Tylko razem z Czaplą
Nie wierzysz, że życie zaczyna się po czterdziestce? W takim razie koniecznie musisz sięgnąć po opowieść o Joannie Maler, którą poznajemy dzięki Julii Hoffmann i jej znakomitej, kobiecej książce „Dzielnica Czerwonych Jabłek”.

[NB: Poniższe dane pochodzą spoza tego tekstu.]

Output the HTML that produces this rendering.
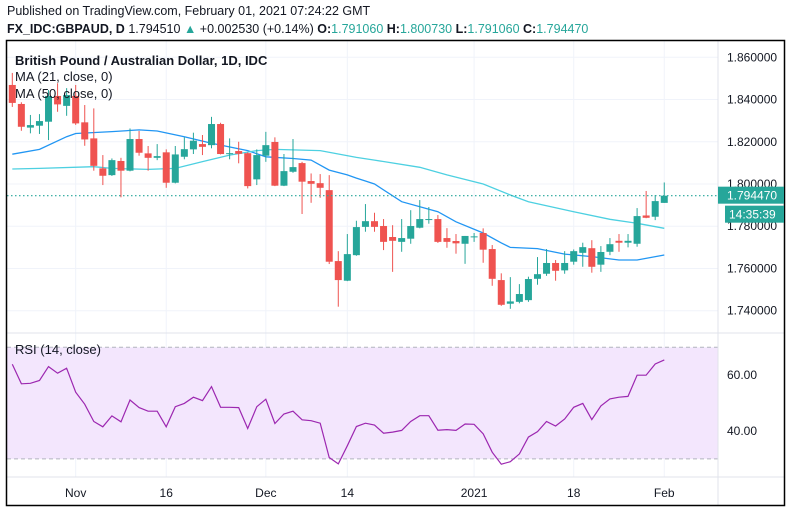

Joanna to mieszkanka ulicy Pakulskiej w Poznaniu, ukrytej trochę na uboczu wśród drzew, niczym sama lokatorka bloku, właścicielka kota i całkiem pokaźnego cellulitisu. Niezbyt szczupła, niezamężna czterdziestotrzylatka bynajmniej nie cieszy się wolnością i beztroskim życiem singla. Od dzieciństwa życie w cieniu pięknej siostry Beaty, obecnie znanej prawniczki, a w piątkowe wieczory wyleguje się wraz z kotem przed telewizorem bądź popija herbatkę z książką w dłoni. Również praca nie jest zaskoczeniem - jak przystało na przeciętną kobietę o przeciętnej urodzie wykonuje śmiertelnie nudny zawód biurowego wyrobnika.
Postać Joanny wydaje ci się przerażająco znajoma? A może nawet… utożsamiasz się z nią? Zamiast popadać w melancholijny nastrój i rozpaczać samotnie przy butelce wina, poznaj Pannę Maler osobiście i przekonaj się, że nigdy nie wiadomo, jaką niespodziankę w zanadrzu trzyma dla nas los.

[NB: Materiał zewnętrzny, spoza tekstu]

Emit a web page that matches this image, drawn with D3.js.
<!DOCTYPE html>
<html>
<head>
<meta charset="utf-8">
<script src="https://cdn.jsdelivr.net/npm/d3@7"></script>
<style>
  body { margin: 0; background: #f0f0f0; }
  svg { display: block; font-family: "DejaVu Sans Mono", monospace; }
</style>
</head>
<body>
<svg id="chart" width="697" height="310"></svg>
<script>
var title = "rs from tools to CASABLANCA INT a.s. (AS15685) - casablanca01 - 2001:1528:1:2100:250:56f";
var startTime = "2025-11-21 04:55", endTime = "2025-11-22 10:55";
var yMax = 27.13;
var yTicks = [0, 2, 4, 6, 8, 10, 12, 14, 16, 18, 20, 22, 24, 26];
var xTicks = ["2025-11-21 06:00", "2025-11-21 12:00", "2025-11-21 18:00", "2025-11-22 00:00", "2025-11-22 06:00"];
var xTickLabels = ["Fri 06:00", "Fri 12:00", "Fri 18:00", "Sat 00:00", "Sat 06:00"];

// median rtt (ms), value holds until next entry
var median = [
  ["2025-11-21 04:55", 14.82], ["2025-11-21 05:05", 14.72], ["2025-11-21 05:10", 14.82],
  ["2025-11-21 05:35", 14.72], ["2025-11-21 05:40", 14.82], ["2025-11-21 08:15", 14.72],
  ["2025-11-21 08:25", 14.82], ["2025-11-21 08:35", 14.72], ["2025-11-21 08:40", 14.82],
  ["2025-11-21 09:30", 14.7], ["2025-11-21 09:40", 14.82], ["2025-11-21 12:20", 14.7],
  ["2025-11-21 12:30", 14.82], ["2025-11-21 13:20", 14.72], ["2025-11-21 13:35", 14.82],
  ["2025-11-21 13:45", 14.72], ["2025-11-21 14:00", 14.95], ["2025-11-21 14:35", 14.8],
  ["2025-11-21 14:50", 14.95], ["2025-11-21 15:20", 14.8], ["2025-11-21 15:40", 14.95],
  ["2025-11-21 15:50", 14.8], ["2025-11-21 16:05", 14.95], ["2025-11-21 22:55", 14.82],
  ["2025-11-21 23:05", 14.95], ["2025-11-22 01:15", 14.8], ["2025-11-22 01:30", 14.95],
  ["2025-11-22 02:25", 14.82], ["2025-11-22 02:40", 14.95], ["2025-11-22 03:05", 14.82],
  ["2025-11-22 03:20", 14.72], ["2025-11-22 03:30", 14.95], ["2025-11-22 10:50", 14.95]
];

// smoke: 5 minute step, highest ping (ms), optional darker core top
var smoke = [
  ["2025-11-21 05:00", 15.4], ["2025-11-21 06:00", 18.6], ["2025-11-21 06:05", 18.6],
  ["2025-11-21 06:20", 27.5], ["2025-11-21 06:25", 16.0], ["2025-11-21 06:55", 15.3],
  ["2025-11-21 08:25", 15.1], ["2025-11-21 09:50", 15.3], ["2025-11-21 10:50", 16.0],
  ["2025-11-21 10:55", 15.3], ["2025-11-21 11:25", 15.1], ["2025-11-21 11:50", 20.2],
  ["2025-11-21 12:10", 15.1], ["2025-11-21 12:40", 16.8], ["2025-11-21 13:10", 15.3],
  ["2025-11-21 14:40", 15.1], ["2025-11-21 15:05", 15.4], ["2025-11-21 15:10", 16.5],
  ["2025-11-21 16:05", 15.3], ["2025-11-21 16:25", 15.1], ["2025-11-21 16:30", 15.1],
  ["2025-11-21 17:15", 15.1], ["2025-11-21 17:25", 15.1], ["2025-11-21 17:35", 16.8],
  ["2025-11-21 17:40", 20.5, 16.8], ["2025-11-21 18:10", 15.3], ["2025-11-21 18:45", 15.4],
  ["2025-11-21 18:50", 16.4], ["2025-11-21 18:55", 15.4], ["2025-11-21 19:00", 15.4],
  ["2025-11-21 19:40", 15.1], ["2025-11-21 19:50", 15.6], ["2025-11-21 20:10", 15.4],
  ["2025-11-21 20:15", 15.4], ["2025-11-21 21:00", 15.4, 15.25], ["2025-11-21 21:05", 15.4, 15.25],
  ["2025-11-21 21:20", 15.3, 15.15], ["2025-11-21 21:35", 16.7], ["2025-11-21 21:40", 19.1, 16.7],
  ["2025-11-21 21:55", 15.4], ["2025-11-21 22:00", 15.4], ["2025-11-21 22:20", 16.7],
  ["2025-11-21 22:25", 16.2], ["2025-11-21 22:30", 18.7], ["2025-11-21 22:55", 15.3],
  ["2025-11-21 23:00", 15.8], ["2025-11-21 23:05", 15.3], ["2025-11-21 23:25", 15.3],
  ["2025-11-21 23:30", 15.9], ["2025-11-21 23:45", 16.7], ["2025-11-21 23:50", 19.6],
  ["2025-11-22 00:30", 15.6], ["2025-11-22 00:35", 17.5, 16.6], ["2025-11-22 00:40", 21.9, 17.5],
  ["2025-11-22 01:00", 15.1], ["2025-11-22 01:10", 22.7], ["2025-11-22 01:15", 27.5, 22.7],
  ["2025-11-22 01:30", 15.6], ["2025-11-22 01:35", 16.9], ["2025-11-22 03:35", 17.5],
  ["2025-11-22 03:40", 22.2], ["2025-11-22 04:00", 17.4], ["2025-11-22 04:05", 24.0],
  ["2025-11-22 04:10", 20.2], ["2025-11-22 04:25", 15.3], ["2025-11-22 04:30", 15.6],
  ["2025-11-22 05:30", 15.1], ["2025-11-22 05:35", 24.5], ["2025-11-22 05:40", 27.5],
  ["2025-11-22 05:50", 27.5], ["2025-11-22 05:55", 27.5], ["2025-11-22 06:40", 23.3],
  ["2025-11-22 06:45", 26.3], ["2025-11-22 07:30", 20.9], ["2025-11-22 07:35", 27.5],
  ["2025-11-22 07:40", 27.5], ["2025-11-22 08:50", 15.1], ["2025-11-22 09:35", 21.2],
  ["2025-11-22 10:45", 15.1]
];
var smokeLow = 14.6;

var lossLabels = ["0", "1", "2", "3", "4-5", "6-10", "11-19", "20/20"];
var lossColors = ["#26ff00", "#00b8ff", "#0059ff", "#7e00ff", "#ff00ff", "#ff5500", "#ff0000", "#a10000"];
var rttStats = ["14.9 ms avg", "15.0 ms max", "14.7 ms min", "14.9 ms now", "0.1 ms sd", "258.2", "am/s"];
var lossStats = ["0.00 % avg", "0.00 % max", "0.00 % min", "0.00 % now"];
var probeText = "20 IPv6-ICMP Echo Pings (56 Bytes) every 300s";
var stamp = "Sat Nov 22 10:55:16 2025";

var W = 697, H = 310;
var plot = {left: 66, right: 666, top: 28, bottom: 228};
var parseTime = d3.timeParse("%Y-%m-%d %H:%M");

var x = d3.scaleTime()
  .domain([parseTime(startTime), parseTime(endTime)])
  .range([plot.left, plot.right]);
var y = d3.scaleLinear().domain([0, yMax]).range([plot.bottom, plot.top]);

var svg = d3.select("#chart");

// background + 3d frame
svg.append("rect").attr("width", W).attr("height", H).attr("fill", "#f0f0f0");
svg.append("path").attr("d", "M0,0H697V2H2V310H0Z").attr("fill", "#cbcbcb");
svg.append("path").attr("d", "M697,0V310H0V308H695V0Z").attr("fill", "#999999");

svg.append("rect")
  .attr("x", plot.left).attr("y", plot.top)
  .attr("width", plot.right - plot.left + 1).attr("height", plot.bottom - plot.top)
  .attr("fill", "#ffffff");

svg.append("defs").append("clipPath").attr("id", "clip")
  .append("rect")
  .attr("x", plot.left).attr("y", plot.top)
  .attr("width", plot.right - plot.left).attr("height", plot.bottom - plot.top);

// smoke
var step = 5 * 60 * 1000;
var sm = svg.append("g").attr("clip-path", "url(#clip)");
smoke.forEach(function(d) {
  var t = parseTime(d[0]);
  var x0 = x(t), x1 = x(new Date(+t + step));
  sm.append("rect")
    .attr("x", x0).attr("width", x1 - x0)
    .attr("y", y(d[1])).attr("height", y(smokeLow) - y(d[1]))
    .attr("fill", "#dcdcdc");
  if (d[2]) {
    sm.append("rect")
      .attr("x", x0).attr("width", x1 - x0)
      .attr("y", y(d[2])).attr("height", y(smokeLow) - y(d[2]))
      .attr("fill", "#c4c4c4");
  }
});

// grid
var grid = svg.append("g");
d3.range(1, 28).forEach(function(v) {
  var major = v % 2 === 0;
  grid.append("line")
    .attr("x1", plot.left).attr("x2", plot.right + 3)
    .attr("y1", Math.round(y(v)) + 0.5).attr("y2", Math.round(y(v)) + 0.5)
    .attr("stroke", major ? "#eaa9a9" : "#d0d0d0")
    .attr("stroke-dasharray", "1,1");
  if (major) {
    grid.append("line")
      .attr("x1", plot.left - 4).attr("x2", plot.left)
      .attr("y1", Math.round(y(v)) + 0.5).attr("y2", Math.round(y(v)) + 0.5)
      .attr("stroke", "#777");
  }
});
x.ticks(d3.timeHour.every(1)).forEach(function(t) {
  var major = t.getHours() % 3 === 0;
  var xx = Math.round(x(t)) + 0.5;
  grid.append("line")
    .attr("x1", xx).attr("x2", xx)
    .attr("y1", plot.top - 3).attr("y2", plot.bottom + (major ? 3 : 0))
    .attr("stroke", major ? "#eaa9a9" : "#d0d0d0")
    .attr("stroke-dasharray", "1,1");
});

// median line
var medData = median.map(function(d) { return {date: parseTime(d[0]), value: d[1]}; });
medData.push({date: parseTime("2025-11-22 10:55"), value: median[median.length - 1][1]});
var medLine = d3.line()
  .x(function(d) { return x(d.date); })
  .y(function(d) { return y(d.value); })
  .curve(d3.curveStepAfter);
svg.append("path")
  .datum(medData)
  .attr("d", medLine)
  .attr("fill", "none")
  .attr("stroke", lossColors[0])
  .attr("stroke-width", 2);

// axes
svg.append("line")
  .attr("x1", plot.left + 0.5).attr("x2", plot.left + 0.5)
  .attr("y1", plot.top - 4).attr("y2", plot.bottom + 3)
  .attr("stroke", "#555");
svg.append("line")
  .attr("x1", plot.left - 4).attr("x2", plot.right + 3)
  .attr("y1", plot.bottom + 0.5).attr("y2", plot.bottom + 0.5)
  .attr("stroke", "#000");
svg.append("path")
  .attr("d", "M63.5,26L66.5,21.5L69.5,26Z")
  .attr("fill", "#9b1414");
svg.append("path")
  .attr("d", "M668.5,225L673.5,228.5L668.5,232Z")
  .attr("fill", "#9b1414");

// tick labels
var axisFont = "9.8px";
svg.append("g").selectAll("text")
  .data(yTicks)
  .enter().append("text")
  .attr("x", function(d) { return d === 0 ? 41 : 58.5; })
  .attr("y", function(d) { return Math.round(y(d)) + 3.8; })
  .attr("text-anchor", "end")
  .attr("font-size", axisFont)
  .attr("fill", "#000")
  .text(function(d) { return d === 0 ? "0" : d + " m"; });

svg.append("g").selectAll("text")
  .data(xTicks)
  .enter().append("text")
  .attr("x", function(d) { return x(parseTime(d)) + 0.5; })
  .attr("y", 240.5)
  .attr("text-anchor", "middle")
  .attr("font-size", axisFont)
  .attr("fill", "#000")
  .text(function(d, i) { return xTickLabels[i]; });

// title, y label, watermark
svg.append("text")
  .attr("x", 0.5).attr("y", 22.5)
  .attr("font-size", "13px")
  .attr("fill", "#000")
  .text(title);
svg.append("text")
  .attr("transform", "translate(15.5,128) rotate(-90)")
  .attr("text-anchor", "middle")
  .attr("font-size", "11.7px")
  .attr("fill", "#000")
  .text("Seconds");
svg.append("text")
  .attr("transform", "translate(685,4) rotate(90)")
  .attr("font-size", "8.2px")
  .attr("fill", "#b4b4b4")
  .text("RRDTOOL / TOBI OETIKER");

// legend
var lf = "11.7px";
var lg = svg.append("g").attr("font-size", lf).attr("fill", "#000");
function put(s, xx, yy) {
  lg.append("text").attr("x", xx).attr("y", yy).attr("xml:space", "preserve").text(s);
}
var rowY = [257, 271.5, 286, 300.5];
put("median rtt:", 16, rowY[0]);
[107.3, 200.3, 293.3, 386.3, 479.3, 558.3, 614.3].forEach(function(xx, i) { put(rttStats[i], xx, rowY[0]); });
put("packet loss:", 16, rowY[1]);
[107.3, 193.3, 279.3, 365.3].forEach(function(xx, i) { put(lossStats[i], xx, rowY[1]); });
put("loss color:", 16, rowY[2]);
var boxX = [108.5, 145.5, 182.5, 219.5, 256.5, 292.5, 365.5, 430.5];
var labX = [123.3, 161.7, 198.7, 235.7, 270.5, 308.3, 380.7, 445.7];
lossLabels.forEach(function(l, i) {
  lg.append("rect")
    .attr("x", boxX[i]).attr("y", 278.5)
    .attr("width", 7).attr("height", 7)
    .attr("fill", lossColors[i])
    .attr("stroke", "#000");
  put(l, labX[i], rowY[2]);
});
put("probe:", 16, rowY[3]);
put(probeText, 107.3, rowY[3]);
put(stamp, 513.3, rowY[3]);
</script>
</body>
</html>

Przypadkowe spotkanie z Czaplą, czyli posiadaczem wyrazistego, garbatego nosa z charakterem oraz blizny na policzku, Markiem Stoińskim wywraca jej poukładany świat do góry nogami. Połączył ich ból po stracie - jej zmarła matka, a jemu ojciec, ale odkryli, że wspólne życie może być dużo bardziej interesujące niż samotna egzystencja. Marek wnosi do związku bagaż doświadczeń, dorastająca córkę i aferę z udziałem pięknej blondyny, Joanna zaś siostrzenicę Natalię oraz niezwykłe ciepło i łagodność, które ją przepełniają.
Hart ducha i wsparcie emocjonalne przydadzą się teraz bohaterce szczególnie, bowiem w rzeczywistość biurową wkracza postęp, a restrukturyzacja dotyka również stanowiska Joanny. Bezrobotna Joanna staje teraz przed poważnym dylematem - desperacko szukać pracy czy decydować się na działalność gospodarczą?

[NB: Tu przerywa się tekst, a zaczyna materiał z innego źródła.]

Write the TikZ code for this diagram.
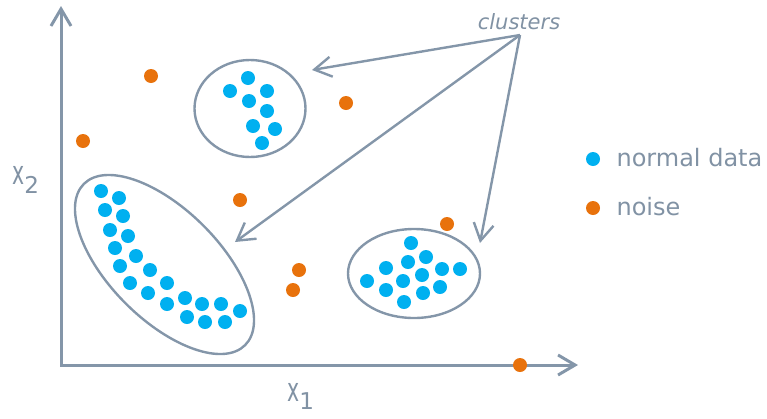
\documentclass[tikz,border=0pt]{standalone}
\usepackage{fontspec}
\usepackage{graphicx}
\setmainfont{DejaVu Sans}
\usetikzlibrary{arrows.meta,shapes.geometric}
\definecolor{axisgray}{HTML}{8496A9}
\definecolor{textgray}{HTML}{8192A4}
\definecolor{datablue}{HTML}{00B0F0}
\definecolor{noiseorange}{HTML}{E8720C}
\newcommand{\narrowx}{\scalebox{0.62}[1]{x}}

\begin{document}
\begin{tikzpicture}[x=1pt,y=-1pt,
  dot/.style={circle,inner sep=0pt,minimum size=14pt},
  normal/.style={dot,fill=datablue},
  noise/.style={dot,fill=noiseorange},
  cluster/.style={ellipse,draw=axisgray,line width=2.4pt,inner sep=0pt},
  pointer/.style={draw=axisgray,line width=2.4pt,line join=round,-{Straight Barb[length=17pt,width=20pt]}},
  axis/.style={draw=axisgray,line width=3pt,{Straight Barb[length=17pt,width=20pt]}-{Straight Barb[length=17pt,width=20pt]}},
  legend/.style={anchor=base west,text=textgray,font=\fontsize{24}{28}\selectfont},
  axlabel/.style={text=textgray,inner sep=0pt,font=\fontsize{33}{36}\selectfont}]
\useasboundingbox (0,0) rectangle (767,418);

% axes
\coordinate (o) at (61,365);
\coordinate (xend) at (578,365);
\coordinate (yend) at (61,6);
\draw[axis] (yend) -- (o) -- (xend);
\node[axlabel,anchor=base] (x1lbl) at (301,401) {\narrowx\textsubscript{1}};
\node[axlabel] (x2lbl) at (26,180) {\narrowx\textsubscript{2}};

% clusters
\node[cluster,minimum width=111pt,minimum height=97pt] (ctop) at (250,108.5) {};
\node[cluster,minimum width=228pt,minimum height=110pt,rotate=-45] (cbig) at (164.5,264.5) {};
\node[cluster,minimum width=132pt,minimum height=89pt] (cright) at (414,273.5) {};

% normal data
\foreach \x/\y [count=\i] in {248/78,230/91,267/91,249/101,267/111,253/126,275/129,262/143}
  \node[normal] (t\i) at (\x,\y) {};
\foreach \x/\y [count=\i] in {101/191,119/198,105/210,123/216,110/230,128/236,115/248,136/256,
    120/266,150/270,130/283,167/283,148/293,167/304,185/298,202/304,221/304,240/311,187/317,205/322,225/322}
  \node[normal] (b\i) at (\x,\y) {};
\foreach \x/\y [count=\i] in {411/243,426/257,408/262,386/268,442/269,460/269,422/275,
    403/281,367/281,440/287,386/290,423/293,404/302}
  \node[normal] (r\i) at (\x,\y) {};

% noise
\foreach \x/\y [count=\i] in {151/76,83/141,346/103,240/200,447/224,299/270,293/290,520/365}
  \node[noise] (n\i) at (\x,\y) {};

% pointers
\node[text=textgray,font=\fontsize{21}{25}\selectfont\itshape,anchor=base] (clbl) at (519,29) {clusters};
\coordinate (hub) at (520,35);
\coordinate (tipa) at (312,70);
\coordinate (tipb) at (235,242);
\coordinate (tipc) at (480,243);
\draw[pointer] (hub) -- (tipa);
\draw[pointer] (hub) -- (tipb);
\draw[pointer] (hub) -- (tipc);

% legend
\node[normal] (kblue) at (593,159) {};
\node[noise] (korange) at (593,208) {};
\node[legend] (kbluetxt) at (613,166) {normal data};
\node[legend] (korangetxt) at (613,215) {noise};
\end{tikzpicture}
\end{document}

„Dzielnica Czerwonych Jabłek” to powieść o codzienności, w której problemy jakie dotykają bohaterkę są nam boleśnie znajome. Sprawnie napisana historia o ludziach, tak niedoskonałych jak to bywa w życiu, sprawia, iż utożsamiamy się z Joanną i z prawdziwym zaangażowaniem uczestniczymy w jej rzeczywistości. Wraz z nią cierpimy po odejściu mamy, denerwujemy się na siostrę, słuchamy hip-hopu z Natalią czy… kochamy.
Julia Hoffmann pozwala nam odzyskać wiarę w miłość i w to, że każdy dzień może przynieść nam odmianę losu. Autorka sprawia, że wiosna może wybuchnąć dla nas nie tylko w ogrodach, ale i sercach. W końcu ten radosny nastrój i pogodę ducha przynoszą… Czaple.